The barrier in the test is a workaround; the real fix belongs in
Buffer::internode_dispatch / Buffer::internode_combine so the
dispatch->combine handoff fully fences outstanding proxy work across
ranks. Marked with an XXX comment in the test.
The `internode` kernels index device-side port channel handles as
`port_channel_handles[channel_id * num_ranks + peer_rank]`, where
`peer_rank` is a global rank in [0, num_ranks). `Buffer::sync` was
building that table by iterating `std::unordered_map<int, MemoryId>`
(and similarly for connections/semaphores), which yields hash order
rather than ascending rank order. Once the cross-node fan-out grew
beyond a single peer, a local rank's trigger for peer `r` landed on
the semaphore/memory pair of a different peer, so RDMA puts and
atomic tail updates went to the wrong destination and the forwarder
spun on a tail counter that never advanced.
Changes:
- Build `sema_ids` and `port_channel_handles` by iterating
`for (int r = 0; r < num_ranks; ++r)` and looking up the
connection / memory id for rank `r`, skipping ranks excluded by
low-latency mode (inserting a placeholder handle so the stride
stays `num_ranks`).
- Tag the RDMA-phase `sendMemory`/`recvMemory`/`connect` calls with
`kRdmaTag = 1` so they do not collide with NVL-phase tag-0
traffic between the same pair of ranks.
- Drop an unused `r` local in the NVL setup loop.

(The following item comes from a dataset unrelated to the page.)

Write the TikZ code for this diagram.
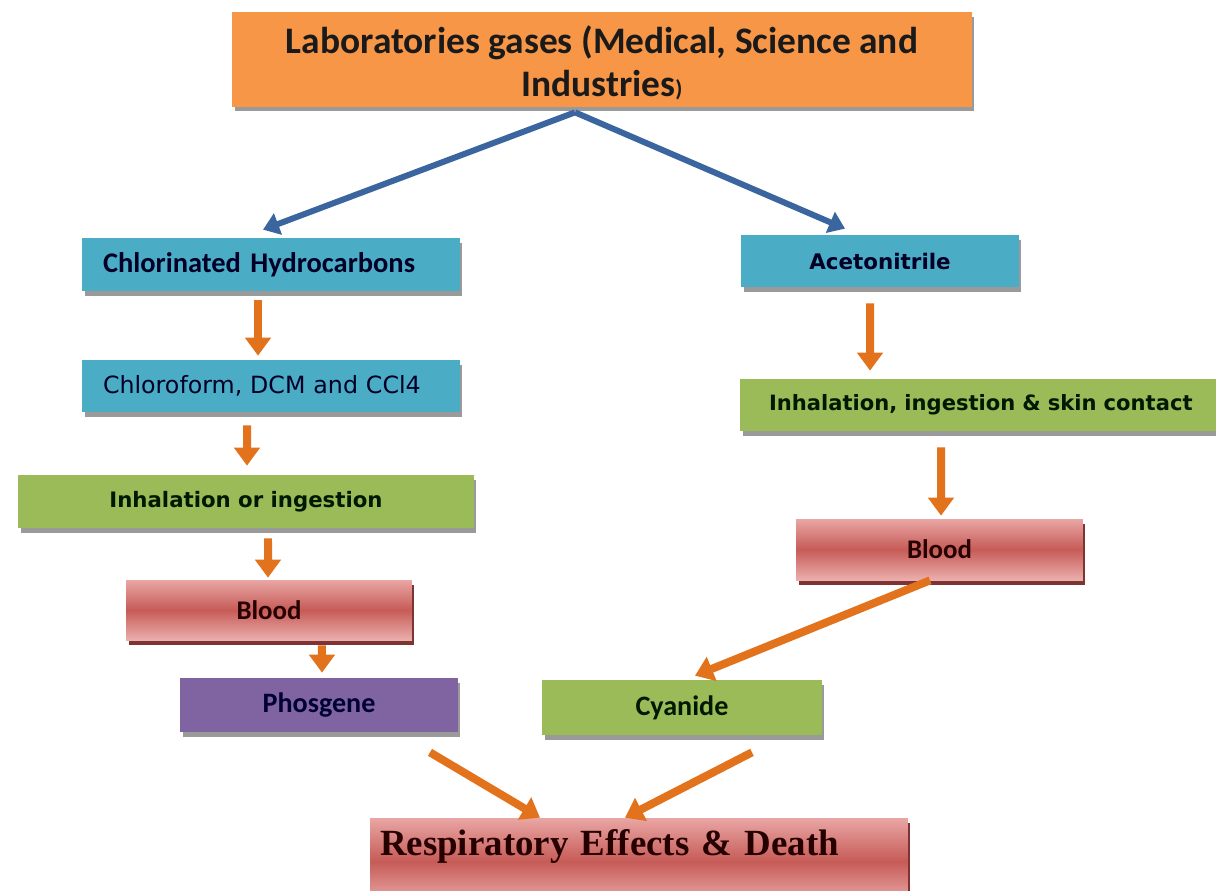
\documentclass[tikz,border=0pt]{standalone}
\usepackage{fontspec}
\setmainfont{Carlito}
\newfontfamily\tahfont{DejaVu Sans}
\newfontfamily\serffont{Liberation Serif}
\usetikzlibrary{shadows,arrows.meta}
\definecolor{orbox}{HTML}{F79646}
\definecolor{blbox}{HTML}{4BACC6}
\definecolor{grbox}{HTML}{9BBB59}
\definecolor{pubox}{HTML}{8064A2}
\definecolor{redA}{HTML}{E9A6A4}
\definecolor{redB}{HTML}{C65B57}
\definecolor{arrowor}{HTML}{E2721C}
\definecolor{arrowbl}{HTML}{3B659E}
\definecolor{shadowgray}{HTML}{9A9A9A}
\definecolor{redshadow}{HTML}{7E3432}
\definecolor{txt}{HTML}{1A1A1A}
\begin{document}
\begin{tikzpicture}[x=0.02cm,y=-0.02cm,
  every node/.style={inner sep=0pt, text=txt},
  box/.style={rectangle, draw=none, drop shadow={shadow xshift=0.05cm, shadow yshift=-0.09cm, fill=shadowgray, opacity=1}},
  orangebox/.style={box, fill=orbox},
  bluebox/.style={box, fill=blbox, text=black!85!blue},
  greenbox/.style={box, fill=grbox, text=black!90!green},
  purplebox/.style={box, fill=pubox, text=black!80!blue},
  redbox/.style={rectangle, draw=none, top color=redA, bottom color=redA!90!white, middle color=redB,
     drop shadow={shadow xshift=0.05cm, shadow yshift=-0.09cm, fill=redshadow, opacity=1}, text=black!85!red},
  oarrow/.style={draw=arrowor, line width=0.16cm, -{Triangle[width=0.5cm,length=0.36cm]}},
  barrow/.style={draw=arrowbl, line width=0.12cm, -{Triangle[width=0.44cm,length=0.32cm]}}
]
\useasboundingbox (0,0) rectangle (1216,890);
\fill[white] (0,0) rectangle (1216,890);

% top
\node[orangebox, minimum width=14.8cm, minimum height=1.9cm,
  font=\fontsize{21.3}{24.4}\selectfont\bfseries] (top) at (602,59.5)
  {\raisebox{-0.13cm}[\height][\depth]{\begin{tabular}{@{}c@{}}Laboratories gases (Medical, Science and\\Industries{\fontsize{13}{13}\selectfont)}\end{tabular}}};

% left column
\node[bluebox, minimum width=7.56cm, minimum height=1.06cm, text width=6.72cm, align=left,
  font=\fontsize{16.2}{18}\selectfont\bfseries] (chl) at (271,264.5) {Chlorinated Hydrocarbons};
\node[bluebox, minimum width=7.56cm, minimum height=1.04cm, text width=6.72cm, align=left,
  font=\tahfont\fontsize{13.5}{15}\selectfont] (chf) at (271,386) {Chloroform, DCM and CCl4};
\node[greenbox, minimum width=9.12cm, minimum height=1.06cm,
  font=\tahfont\bfseries\fontsize{12.1}{14}\selectfont] (inh1) at (246,501.5) {Inhalation or ingestion};
\node[redbox, minimum width=5.72cm, minimum height=1.2cm,
  font=\fontsize{15.3}{17}\selectfont\bfseries] (bl1) at (269,610) {Blood};
\node[purplebox, minimum width=5.56cm, minimum height=1.08cm,
  font=\fontsize{16}{18}\selectfont\bfseries] (pho) at (319,705) {Phosgene};

% right column
\node[bluebox, minimum width=5.56cm, minimum height=1.04cm,
  font=\tahfont\bfseries\fontsize{12.2}{14}\selectfont] (acet) at (880,261) {Acetonitrile};
\node[greenbox, minimum width=9.8cm, minimum height=1.04cm, text width=8.64cm, align=left,
  font=\tahfont\bfseries\fontsize{12}{14}\selectfont] (inh2) at (985,405) {Inhalation, ingestion \& skin contact};
\node[redbox, minimum width=5.74cm, minimum height=1.22cm,
  font=\fontsize{15.3}{17}\selectfont\bfseries] (bl2) at (939.5,549.5) {Blood};
\node[greenbox, minimum width=5.6cm, minimum height=1.1cm,
  font=\fontsize{16}{18}\selectfont\bfseries] (cya) at (682,707.5) {Cyanide};

% bottom
\node[redbox, minimum width=10.76cm, minimum height=1.74cm, text width=10.36cm, align=left,
  text depth=0.75cm, font=\serffont\bfseries\fontsize{21}{24}\selectfont] (resp) at (639,861.5)
  {Respiratory Effects \& Death};

% blue arrows
\draw[barrow] ([xshift=-0.54cm,yshift=-0.1cm]top.south) -- ([xshift=-0.16cm,yshift=0.16cm]chl.north);
\draw[barrow] ([xshift=-0.54cm,yshift=-0.1cm]top.south) -- ([xshift=-0.7cm,yshift=0.12cm]acet.north);

% orange arrows
\draw[oarrow] ([xshift=-0.26cm,yshift=-0.18cm]chl.south) -- ([xshift=-0.26cm,yshift=0.08cm]chf.north);
\draw[oarrow] ([xshift=-0.48cm,yshift=-0.26cm]chf.south) -- ([xshift=0.02cm,yshift=0.18cm]inh1.north);
\draw[oarrow] ([xshift=0.44cm,yshift=-0.2cm]inh1.south) -- ([xshift=-0.02cm,yshift=0.04cm]bl1.north);
\draw[oarrow] ([xshift=1.06cm,yshift=-0.1cm]bl1.south) -- ([xshift=0.06cm,yshift=0.1cm]pho.north);
\draw[oarrow] ([xshift=-0.2cm,yshift=-0.32cm]acet.south) -- ([xshift=-2.3cm,yshift=0.16cm]inh2.north);
\draw[oarrow] ([xshift=-0.88cm,yshift=-0.32cm]inh2.south) -- ([xshift=0.03cm,yshift=0.06cm]bl2.north);
\draw[oarrow] ([xshift=-0.19cm,yshift=0cm]bl2.south) -- ([xshift=0.26cm,yshift=0.08cm]cya.north);
\draw[oarrow] ([xshift=2.22cm,yshift=-0.4cm]pho.south) -- ([xshift=-1.98cm,yshift=0cm]resp.north);
\draw[oarrow] ([xshift=1.4cm,yshift=-0.34cm]cya.south) -- ([xshift=-0.28cm,yshift=0cm]resp.north);
\end{tikzpicture}
\end{document}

With this fix and a matched `libmscclpp.so` on both nodes, the
2-node x 8-GPU internode HT dispatch path completes successfully
(`[dispatch] OK`). Combine is still under investigation.
Also adds `test/python/ext/ep/test_internode_multirank.py`, a
torchrun-based 2-node functional test that exercises
`get_dispatch_layout` -> `internode_dispatch` -> `internode_combine`
and validates per-source-rank token values end-to-end.